[Start Stored data]
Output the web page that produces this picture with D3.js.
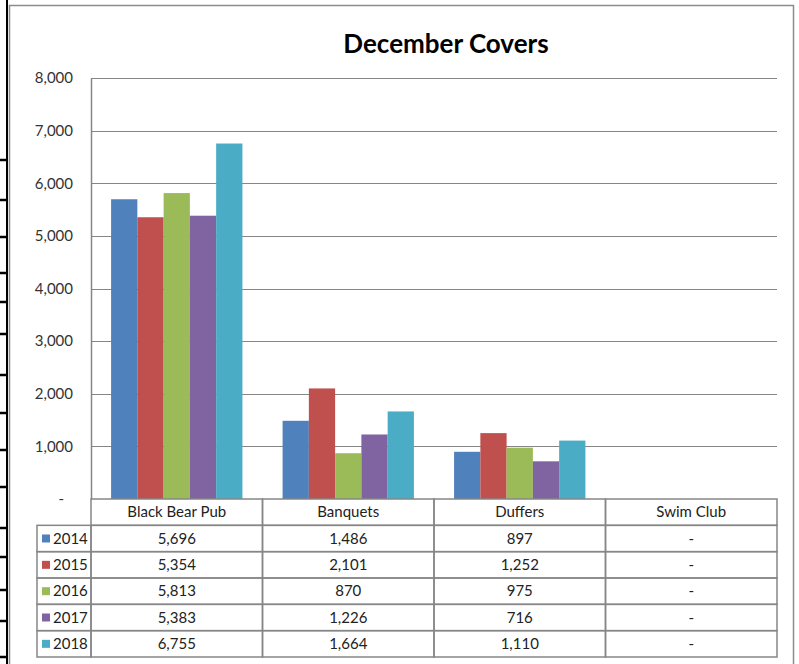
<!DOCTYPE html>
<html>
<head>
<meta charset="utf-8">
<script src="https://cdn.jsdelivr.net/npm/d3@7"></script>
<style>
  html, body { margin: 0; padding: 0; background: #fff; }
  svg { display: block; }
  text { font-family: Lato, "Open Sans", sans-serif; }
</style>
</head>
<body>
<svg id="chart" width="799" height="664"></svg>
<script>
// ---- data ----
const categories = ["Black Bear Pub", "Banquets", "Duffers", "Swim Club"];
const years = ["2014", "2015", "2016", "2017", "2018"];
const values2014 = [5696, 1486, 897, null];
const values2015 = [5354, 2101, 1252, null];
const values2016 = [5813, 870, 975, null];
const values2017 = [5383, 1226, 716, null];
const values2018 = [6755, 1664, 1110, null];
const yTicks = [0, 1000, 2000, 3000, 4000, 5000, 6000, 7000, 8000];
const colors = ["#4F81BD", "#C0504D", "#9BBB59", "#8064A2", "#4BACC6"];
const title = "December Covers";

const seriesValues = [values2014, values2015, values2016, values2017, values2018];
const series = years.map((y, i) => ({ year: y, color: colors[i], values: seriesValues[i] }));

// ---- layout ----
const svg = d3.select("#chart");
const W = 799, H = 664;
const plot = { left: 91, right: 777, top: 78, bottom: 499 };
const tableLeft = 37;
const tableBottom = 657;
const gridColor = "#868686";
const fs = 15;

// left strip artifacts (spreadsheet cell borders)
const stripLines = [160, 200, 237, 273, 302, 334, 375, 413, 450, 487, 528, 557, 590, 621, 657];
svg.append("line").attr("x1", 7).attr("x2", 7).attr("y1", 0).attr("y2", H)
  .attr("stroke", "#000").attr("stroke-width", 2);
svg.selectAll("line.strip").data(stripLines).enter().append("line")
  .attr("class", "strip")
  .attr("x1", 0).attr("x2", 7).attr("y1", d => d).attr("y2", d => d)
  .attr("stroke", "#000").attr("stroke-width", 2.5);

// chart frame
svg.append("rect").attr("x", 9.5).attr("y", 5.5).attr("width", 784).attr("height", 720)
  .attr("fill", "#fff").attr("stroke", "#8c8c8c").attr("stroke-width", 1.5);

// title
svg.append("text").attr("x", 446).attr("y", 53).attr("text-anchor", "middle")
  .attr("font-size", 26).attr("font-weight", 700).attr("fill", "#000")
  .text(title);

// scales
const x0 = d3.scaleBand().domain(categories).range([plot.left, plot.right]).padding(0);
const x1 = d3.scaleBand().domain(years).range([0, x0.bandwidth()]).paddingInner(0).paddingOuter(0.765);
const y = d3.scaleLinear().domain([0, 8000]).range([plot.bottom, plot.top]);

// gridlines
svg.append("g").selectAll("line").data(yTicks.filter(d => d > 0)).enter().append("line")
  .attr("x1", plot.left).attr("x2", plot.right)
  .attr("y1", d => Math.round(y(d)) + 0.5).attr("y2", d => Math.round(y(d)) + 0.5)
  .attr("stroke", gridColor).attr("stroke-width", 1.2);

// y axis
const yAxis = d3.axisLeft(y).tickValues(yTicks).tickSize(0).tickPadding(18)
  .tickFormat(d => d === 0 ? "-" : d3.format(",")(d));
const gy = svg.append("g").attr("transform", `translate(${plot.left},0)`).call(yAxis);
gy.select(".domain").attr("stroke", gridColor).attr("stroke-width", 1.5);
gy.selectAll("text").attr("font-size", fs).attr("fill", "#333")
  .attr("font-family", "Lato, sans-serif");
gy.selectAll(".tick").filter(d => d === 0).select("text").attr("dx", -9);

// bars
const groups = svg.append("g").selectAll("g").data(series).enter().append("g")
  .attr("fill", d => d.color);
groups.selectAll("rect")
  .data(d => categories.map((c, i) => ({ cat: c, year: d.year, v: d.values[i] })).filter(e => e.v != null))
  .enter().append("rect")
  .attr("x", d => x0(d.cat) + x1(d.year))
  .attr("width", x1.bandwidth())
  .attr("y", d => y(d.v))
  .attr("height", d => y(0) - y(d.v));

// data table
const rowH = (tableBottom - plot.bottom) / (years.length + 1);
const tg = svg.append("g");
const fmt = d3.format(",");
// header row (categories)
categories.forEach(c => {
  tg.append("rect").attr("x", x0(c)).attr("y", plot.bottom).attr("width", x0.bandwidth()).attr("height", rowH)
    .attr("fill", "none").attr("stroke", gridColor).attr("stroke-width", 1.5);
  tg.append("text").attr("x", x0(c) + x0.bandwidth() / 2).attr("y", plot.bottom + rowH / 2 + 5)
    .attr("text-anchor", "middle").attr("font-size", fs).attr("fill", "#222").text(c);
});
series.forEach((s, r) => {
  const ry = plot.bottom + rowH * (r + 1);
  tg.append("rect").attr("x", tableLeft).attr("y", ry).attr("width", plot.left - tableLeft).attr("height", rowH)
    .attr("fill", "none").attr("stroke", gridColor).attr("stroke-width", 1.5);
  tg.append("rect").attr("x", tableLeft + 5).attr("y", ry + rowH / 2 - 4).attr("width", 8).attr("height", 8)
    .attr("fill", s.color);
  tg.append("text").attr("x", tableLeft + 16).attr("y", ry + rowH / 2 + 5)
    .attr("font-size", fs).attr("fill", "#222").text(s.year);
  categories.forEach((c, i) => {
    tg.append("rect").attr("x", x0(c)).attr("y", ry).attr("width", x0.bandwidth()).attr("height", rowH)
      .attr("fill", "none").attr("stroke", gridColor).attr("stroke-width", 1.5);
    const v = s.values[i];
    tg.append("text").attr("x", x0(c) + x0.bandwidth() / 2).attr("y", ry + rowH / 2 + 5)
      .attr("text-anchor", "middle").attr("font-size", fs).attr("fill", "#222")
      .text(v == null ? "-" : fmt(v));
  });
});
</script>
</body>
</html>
[End Stored data]
What to work on> Every line of text is to be repeated exactly; pictures are left out.

Correct output>
Output the web page that produces this picture with D3.js.
<!DOCTYPE html>
<html>
<head>
<meta charset="utf-8">
<script src="https://cdn.jsdelivr.net/npm/d3@7"></script>
<style>
  html, body { margin: 0; padding: 0; background: #fff; }
  svg { display: block; }
  text { font-family: Lato, "Open Sans", sans-serif; }
</style>
</head>
<body>
<svg id="chart" width="799" height="664"></svg>
<script>
// ---- data ----
const categories = ["Black Bear Pub", "Banquets", "Duffers", "Swim Club"];
const years = ["2014", "2015", "2016", "2017", "2018"];
const values2014 = [5696, 1486, 897, null];
const values2015 = [5354, 2101, 1252, null];
const values2016 = [5813, 870, 975, null];
const values2017 = [5383, 1226, 716, null];
const values2018 = [6755, 1664, 1110, null];
const yTicks = [0, 1000, 2000, 3000, 4000, 5000, 6000, 7000, 8000];
const colors = ["#4F81BD", "#C0504D", "#9BBB59", "#8064A2", "#4BACC6"];
const title = "December Covers";

const seriesValues = [values2014, values2015, values2016, values2017, values2018];
const series = years.map((y, i) => ({ year: y, color: colors[i], values: seriesValues[i] }));

// ---- layout ----
const svg = d3.select("#chart");
const W = 799, H = 664;
const plot = { left: 91, right: 777, top: 78, bottom: 499 };
const tableLeft = 37;
const tableBottom = 657;
const gridColor = "#868686";
const fs = 15;

// left strip artifacts (spreadsheet cell borders)
const stripLines = [160, 200, 237, 273, 302, 334, 375, 413, 450, 487, 528, 557, 590, 621, 657];
svg.append("line").attr("x1", 7).attr("x2", 7).attr("y1", 0).attr("y2", H)
  .attr("stroke", "#000").attr("stroke-width", 2);
svg.selectAll("line.strip").data(stripLines).enter().append("line")
  .attr("class", "strip")
  .attr("x1", 0).attr("x2", 7).attr("y1", d => d).attr("y2", d => d)
  .attr("stroke", "#000").attr("stroke-width", 2.5);

// chart frame
svg.append("rect").attr("x", 9.5).attr("y", 5.5).attr("width", 784).attr("height", 720)
  .attr("fill", "#fff").attr("stroke", "#8c8c8c").attr("stroke-width", 1.5);

// title
svg.append("text").attr("x", 446).attr("y", 53).attr("text-anchor", "middle")
  .attr("font-size", 26).attr("font-weight", 700).attr("fill", "#000")
  .text(title);

// scales
const x0 = d3.scaleBand().domain(categories).range([plot.left, plot.right]).padding(0);
const x1 = d3.scaleBand().domain(years).range([0, x0.bandwidth()]).paddingInner(0).paddingOuter(0.765);
const y = d3.scaleLinear().domain([0, 8000]).range([plot.bottom, plot.top]);

// gridlines
svg.append("g").selectAll("line").data(yTicks.filter(d => d > 0)).enter().append("line")
  .attr("x1", plot.left).attr("x2", plot.right)
  .attr("y1", d => Math.round(y(d)) + 0.5).attr("y2", d => Math.round(y(d)) + 0.5)
  .attr("stroke", gridColor).attr("stroke-width", 1.2);

// y axis
const yAxis = d3.axisLeft(y).tickValues(yTicks).tickSize(0).tickPadding(18)
  .tickFormat(d => d === 0 ? "-" : d3.format(",")(d));
const gy = svg.append("g").attr("transform", `translate(${plot.left},0)`).call(yAxis);
gy.select(".domain").attr("stroke", gridColor).attr("stroke-width", 1.5);
gy.selectAll("text").attr("font-size", fs).attr("fill", "#333")
  .attr("font-family", "Lato, sans-serif");
gy.selectAll(".tick").filter(d => d === 0).select("text").attr("dx", -9);

// bars
const groups = svg.append("g").selectAll("g").data(series).enter().append("g")
  .attr("fill", d => d.color);
groups.selectAll("rect")
  .data(d => categories.map((c, i) => ({ cat: c, year: d.year, v: d.values[i] })).filter(e => e.v != null))
  .enter().append("rect")
  .attr("x", d => x0(d.cat) + x1(d.year))
  .attr("width", x1.bandwidth())
  .attr("y", d => y(d.v))
  .attr("height", d => y(0) - y(d.v));

// data table
const rowH = (tableBottom - plot.bottom) / (years.length + 1);
const tg = svg.append("g");
const fmt = d3.format(",");
// header row (categories)
categories.forEach(c => {
  tg.append("rect").attr("x", x0(c)).attr("y", plot.bottom).attr("width", x0.bandwidth()).attr("height", rowH)
    .attr("fill", "none").attr("stroke", gridColor).attr("stroke-width", 1.5);
  tg.append("text").attr("x", x0(c) + x0.bandwidth() / 2).attr("y", plot.bottom + rowH / 2 + 5)
    .attr("text-anchor", "middle").attr("font-size", fs).attr("fill", "#222").text(c);
});
series.forEach((s, r) => {
  const ry = plot.bottom + rowH * (r + 1);
  tg.append("rect").attr("x", tableLeft).attr("y", ry).attr("width", plot.left - tableLeft).attr("height", rowH)
    .attr("fill", "none").attr("stroke", gridColor).attr("stroke-width", 1.5);
  tg.append("rect").attr("x", tableLeft + 5).attr("y", ry + rowH / 2 - 4).attr("width", 8).attr("height", 8)
    .attr("fill", s.color);
  tg.append("text").attr("x", tableLeft + 16).attr("y", ry + rowH / 2 + 5)
    .attr("font-size", fs).attr("fill", "#222").text(s.year);
  categories.forEach((c, i) => {
    tg.append("rect").attr("x", x0(c)).attr("y", ry).attr("width", x0.bandwidth()).attr("height", rowH)
      .attr("fill", "none").attr("stroke", gridColor).attr("stroke-width", 1.5);
    const v = s.values[i];
    tg.append("text").attr("x", x0(c) + x0.bandwidth() / 2).attr("y", ry + rowH / 2 + 5)
      .attr("text-anchor", "middle").attr("font-size", fs).attr("fill", "#222")
      .text(v == null ? "-" : fmt(v));
  });
});
</script>
</body>
</html>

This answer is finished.